== Material provided

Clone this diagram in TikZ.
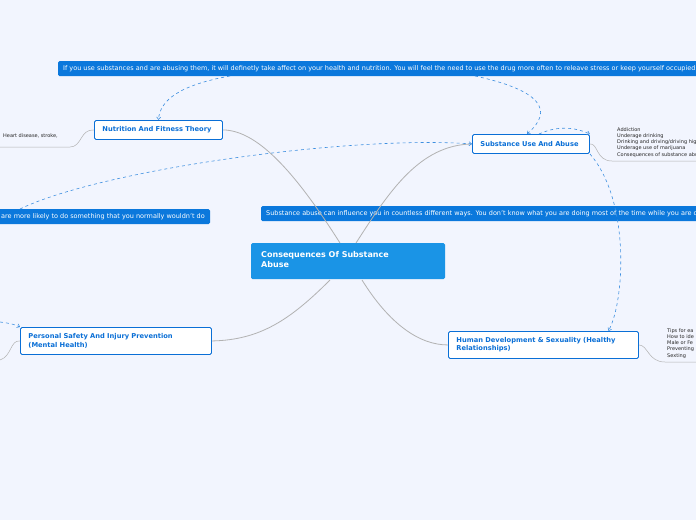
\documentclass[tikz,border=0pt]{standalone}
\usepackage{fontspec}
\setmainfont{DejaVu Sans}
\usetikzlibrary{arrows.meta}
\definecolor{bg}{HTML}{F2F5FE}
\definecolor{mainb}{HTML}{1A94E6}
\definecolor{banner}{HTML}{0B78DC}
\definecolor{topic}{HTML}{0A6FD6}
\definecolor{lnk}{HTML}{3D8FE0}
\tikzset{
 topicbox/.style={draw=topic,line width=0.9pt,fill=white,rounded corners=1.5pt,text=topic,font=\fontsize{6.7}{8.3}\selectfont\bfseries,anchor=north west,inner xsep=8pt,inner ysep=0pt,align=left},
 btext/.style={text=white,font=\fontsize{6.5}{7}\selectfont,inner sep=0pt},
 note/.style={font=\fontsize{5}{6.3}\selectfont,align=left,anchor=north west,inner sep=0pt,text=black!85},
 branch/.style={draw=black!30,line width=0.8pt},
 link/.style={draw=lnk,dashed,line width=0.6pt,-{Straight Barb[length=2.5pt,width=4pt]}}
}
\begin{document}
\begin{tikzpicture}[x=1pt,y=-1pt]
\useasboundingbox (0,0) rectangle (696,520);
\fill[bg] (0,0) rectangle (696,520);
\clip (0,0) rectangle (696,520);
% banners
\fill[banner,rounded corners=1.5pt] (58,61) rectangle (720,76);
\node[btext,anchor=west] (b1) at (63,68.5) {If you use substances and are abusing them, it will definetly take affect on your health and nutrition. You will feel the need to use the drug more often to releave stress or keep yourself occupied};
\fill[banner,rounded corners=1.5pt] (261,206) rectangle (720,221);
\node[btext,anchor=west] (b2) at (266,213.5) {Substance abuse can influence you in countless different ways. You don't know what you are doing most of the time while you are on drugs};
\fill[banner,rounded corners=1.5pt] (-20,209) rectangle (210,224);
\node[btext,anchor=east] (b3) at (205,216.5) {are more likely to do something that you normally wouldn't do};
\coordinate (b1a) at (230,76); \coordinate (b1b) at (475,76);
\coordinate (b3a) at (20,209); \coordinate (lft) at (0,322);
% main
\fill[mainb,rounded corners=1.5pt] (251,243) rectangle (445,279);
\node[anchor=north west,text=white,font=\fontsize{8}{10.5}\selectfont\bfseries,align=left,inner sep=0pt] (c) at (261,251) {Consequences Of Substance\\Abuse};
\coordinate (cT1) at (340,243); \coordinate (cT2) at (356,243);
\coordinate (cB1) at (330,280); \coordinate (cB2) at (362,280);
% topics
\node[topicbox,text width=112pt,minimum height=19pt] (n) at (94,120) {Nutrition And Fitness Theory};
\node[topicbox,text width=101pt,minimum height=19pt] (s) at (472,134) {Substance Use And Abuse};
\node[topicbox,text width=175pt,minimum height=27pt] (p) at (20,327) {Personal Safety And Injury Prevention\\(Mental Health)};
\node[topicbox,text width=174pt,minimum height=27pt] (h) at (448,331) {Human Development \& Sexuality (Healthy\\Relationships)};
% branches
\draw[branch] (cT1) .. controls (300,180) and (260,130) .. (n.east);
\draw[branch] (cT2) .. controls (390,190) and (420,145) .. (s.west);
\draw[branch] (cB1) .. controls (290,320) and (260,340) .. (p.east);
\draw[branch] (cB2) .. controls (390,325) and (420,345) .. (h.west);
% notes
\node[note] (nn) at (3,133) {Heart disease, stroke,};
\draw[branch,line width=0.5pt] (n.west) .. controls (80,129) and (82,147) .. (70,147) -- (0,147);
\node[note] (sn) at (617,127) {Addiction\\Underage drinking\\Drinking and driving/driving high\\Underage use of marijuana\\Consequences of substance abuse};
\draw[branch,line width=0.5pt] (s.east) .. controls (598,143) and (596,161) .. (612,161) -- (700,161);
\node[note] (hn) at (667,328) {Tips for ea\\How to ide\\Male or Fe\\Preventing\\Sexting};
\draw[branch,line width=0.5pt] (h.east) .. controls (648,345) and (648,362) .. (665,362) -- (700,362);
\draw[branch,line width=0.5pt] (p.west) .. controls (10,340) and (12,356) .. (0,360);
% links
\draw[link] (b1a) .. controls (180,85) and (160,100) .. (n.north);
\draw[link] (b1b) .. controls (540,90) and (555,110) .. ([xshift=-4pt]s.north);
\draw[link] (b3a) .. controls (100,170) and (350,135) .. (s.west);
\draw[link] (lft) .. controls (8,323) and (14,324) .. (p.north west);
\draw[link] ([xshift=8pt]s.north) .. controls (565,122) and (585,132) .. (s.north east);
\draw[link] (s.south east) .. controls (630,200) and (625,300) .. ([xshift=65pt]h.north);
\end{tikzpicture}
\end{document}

====

Give back every line exactly as it stands, pictures excluded.

Clone this diagram in TikZ.
\documentclass[tikz,border=0pt]{standalone}
\usepackage{fontspec}
\setmainfont{DejaVu Sans}
\usetikzlibrary{arrows.meta}
\definecolor{bg}{HTML}{F2F5FE}
\definecolor{mainb}{HTML}{1A94E6}
\definecolor{banner}{HTML}{0B78DC}
\definecolor{topic}{HTML}{0A6FD6}
\definecolor{lnk}{HTML}{3D8FE0}
\tikzset{
 topicbox/.style={draw=topic,line width=0.9pt,fill=white,rounded corners=1.5pt,text=topic,font=\fontsize{6.7}{8.3}\selectfont\bfseries,anchor=north west,inner xsep=8pt,inner ysep=0pt,align=left},
 btext/.style={text=white,font=\fontsize{6.5}{7}\selectfont,inner sep=0pt},
 note/.style={font=\fontsize{5}{6.3}\selectfont,align=left,anchor=north west,inner sep=0pt,text=black!85},
 branch/.style={draw=black!30,line width=0.8pt},
 link/.style={draw=lnk,dashed,line width=0.6pt,-{Straight Barb[length=2.5pt,width=4pt]}}
}
\begin{document}
\begin{tikzpicture}[x=1pt,y=-1pt]
\useasboundingbox (0,0) rectangle (696,520);
\fill[bg] (0,0) rectangle (696,520);
\clip (0,0) rectangle (696,520);
% banners
\fill[banner,rounded corners=1.5pt] (58,61) rectangle (720,76);
\node[btext,anchor=west] (b1) at (63,68.5) {If you use substances and are abusing them, it will definetly take affect on your health and nutrition. You will feel the need to use the drug more often to releave stress or keep yourself occupied};
\fill[banner,rounded corners=1.5pt] (261,206) rectangle (720,221);
\node[btext,anchor=west] (b2) at (266,213.5) {Substance abuse can influence you in countless different ways. You don't know what you are doing most of the time while you are on drugs};
\fill[banner,rounded corners=1.5pt] (-20,209) rectangle (210,224);
\node[btext,anchor=east] (b3) at (205,216.5) {are more likely to do something that you normally wouldn't do};
\coordinate (b1a) at (230,76); \coordinate (b1b) at (475,76);
\coordinate (b3a) at (20,209); \coordinate (lft) at (0,322);
% main
\fill[mainb,rounded corners=1.5pt] (251,243) rectangle (445,279);
\node[anchor=north west,text=white,font=\fontsize{8}{10.5}\selectfont\bfseries,align=left,inner sep=0pt] (c) at (261,251) {Consequences Of Substance\\Abuse};
\coordinate (cT1) at (340,243); \coordinate (cT2) at (356,243);
\coordinate (cB1) at (330,280); \coordinate (cB2) at (362,280);
% topics
\node[topicbox,text width=112pt,minimum height=19pt] (n) at (94,120) {Nutrition And Fitness Theory};
\node[topicbox,text width=101pt,minimum height=19pt] (s) at (472,134) {Substance Use And Abuse};
\node[topicbox,text width=175pt,minimum height=27pt] (p) at (20,327) {Personal Safety And Injury Prevention\\(Mental Health)};
\node[topicbox,text width=174pt,minimum height=27pt] (h) at (448,331) {Human Development \& Sexuality (Healthy\\Relationships)};
% branches
\draw[branch] (cT1) .. controls (300,180) and (260,130) .. (n.east);
\draw[branch] (cT2) .. controls (390,190) and (420,145) .. (s.west);
\draw[branch] (cB1) .. controls (290,320) and (260,340) .. (p.east);
\draw[branch] (cB2) .. controls (390,325) and (420,345) .. (h.west);
% notes
\node[note] (nn) at (3,133) {Heart disease, stroke,};
\draw[branch,line width=0.5pt] (n.west) .. controls (80,129) and (82,147) .. (70,147) -- (0,147);
\node[note] (sn) at (617,127) {Addiction\\Underage drinking\\Drinking and driving/driving high\\Underage use of marijuana\\Consequences of substance abuse};
\draw[branch,line width=0.5pt] (s.east) .. controls (598,143) and (596,161) .. (612,161) -- (700,161);
\node[note] (hn) at (667,328) {Tips for ea\\How to ide\\Male or Fe\\Preventing\\Sexting};
\draw[branch,line width=0.5pt] (h.east) .. controls (648,345) and (648,362) .. (665,362) -- (700,362);
\draw[branch,line width=0.5pt] (p.west) .. controls (10,340) and (12,356) .. (0,360);
% links
\draw[link] (b1a) .. controls (180,85) and (160,100) .. (n.north);
\draw[link] (b1b) .. controls (540,90) and (555,110) .. ([xshift=-4pt]s.north);
\draw[link] (b3a) .. controls (100,170) and (350,135) .. (s.west);
\draw[link] (lft) .. controls (8,323) and (14,324) .. (p.north west);
\draw[link] ([xshift=8pt]s.north) .. controls (565,122) and (585,132) .. (s.north east);
\draw[link] (s.south east) .. controls (630,200) and (625,300) .. ([xshift=65pt]h.north);
\end{tikzpicture}
\end{document}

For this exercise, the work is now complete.